I know you are a big Ian Fleming fan so let’s talk about your second choice, Doctor No, which was one of your early inspirations.
Well, this is the one where James Bond has to go out to Jamaica and investigates the disappearance of Strangways, the head of Station J in Kingston. What I really like about all his books is the attention to detail. It was all based on his experiences when he worked for naval intelligence during the war. He could use terminology like Sit Rep. Many people had never heard of Sit Rep before but in Special Forces if you want to know what’s going on in a place you ask for a Sit Rep, which means a situation report. And then there is all the specialised equipment which you can get from Q. We have the same set-up in the SAS called Ops Research, where all new gadgets are tested and demonstrated and taken out into the field to be used, so he really was writing from real life experience.
How did he inspire you?
Well, it didn’t make me want to be in M16. You have to be pretty intelligent and a public school boy for that. I just had a standard education. But it certainly inspired me to want to go out and have an adventure. When I first heard of the SAS when I was out in the Middle East in the 1960s it sounded as near to that kind of James Bond lifestyle that you could get.
Your next book is Bravo 2 Zero, which is written by a friend of yours, Andy McNab.
This is an excellent book all about survival. That is the survival of the human spirit against adversity. When the chips were down Andy and the other men with him had to escape and evade detection across hundreds of miles of open desert in the extreme cold before they could get to safety. And they weren’t really equipped for that kind of harsh weather.
What happened was they were sent behind enemy lines to do what we call an OP, which means an observation post on an MSR – main supply route. They were really looking for the movement of Scud missiles because you can put a launcher on an articulated truck and it moves across the desert. Unfortunately, they were dropped off in the dark and when it became light they saw that they were practically on top of an Iraqi position.
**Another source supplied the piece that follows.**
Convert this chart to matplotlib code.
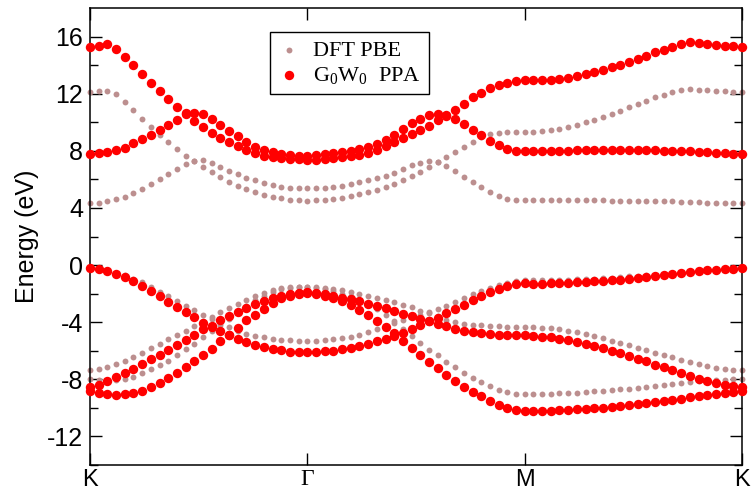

So they were compromised and the balloon went up and they had to what we call bug out, which is when you have to get all your equipment together rather sharpish and make a run for it!
They made a run for it and it was a good few days before they made it to safety. All the time they were being pursued across the Iraqi desert in vehicles and Andy and his gang had to escape and evade, which we are trained to do as part of our SAS selection. With lesser men, the whole lot of them probably would have died. As it was, one of the guys froze to death but nearly all the rest either escaped or were captured. In Andy’s case, he was captured and tortured and held until the Iraqis ran the white flag up. So this is a real survival story. The guys who escaped and are alive today had all done SAS selection and were fit guys so they are around today to tell the story.
I know that many of you from the SAS say that it is really impossible for civilians to understand the type of situations you go through, but can you try and describe what it is like.
Well, I’ve never had to escape and evade but other hardships are things like when you are on a mission like one I had of retaking a plateau where I was in the full heat of Arabian nights. It was hot at night and during the day it gets up to 40 degrees. There isn’t enough water and then on top of that you are lugging all this really, really heavy equipment about – normally uphill.
It’s again another survival of the fittest exercise. If you’re not fit you’re not going to get up there and you will be left behind. The SAS being a macho organisation, you don’t want to let your mates down.
Pete Winner, codenamed Soldier ‘I’, spent 18 years in the SAS and survived the savage battle of Mirbat, parachuted into the icy depths of the South Atlantic at the height of the Falklands War, and stormed the Iranian Embassy in London during the hostage crisis 30 years ago. He says MI6 is for the public school boys, and the SAS is for men with an ordinary education who have the strength and determination to seek adventure, survive and come back smiling. He describes his work as involving no publicity, no media. ‘We move in silently, do our job, and melt away into the background.’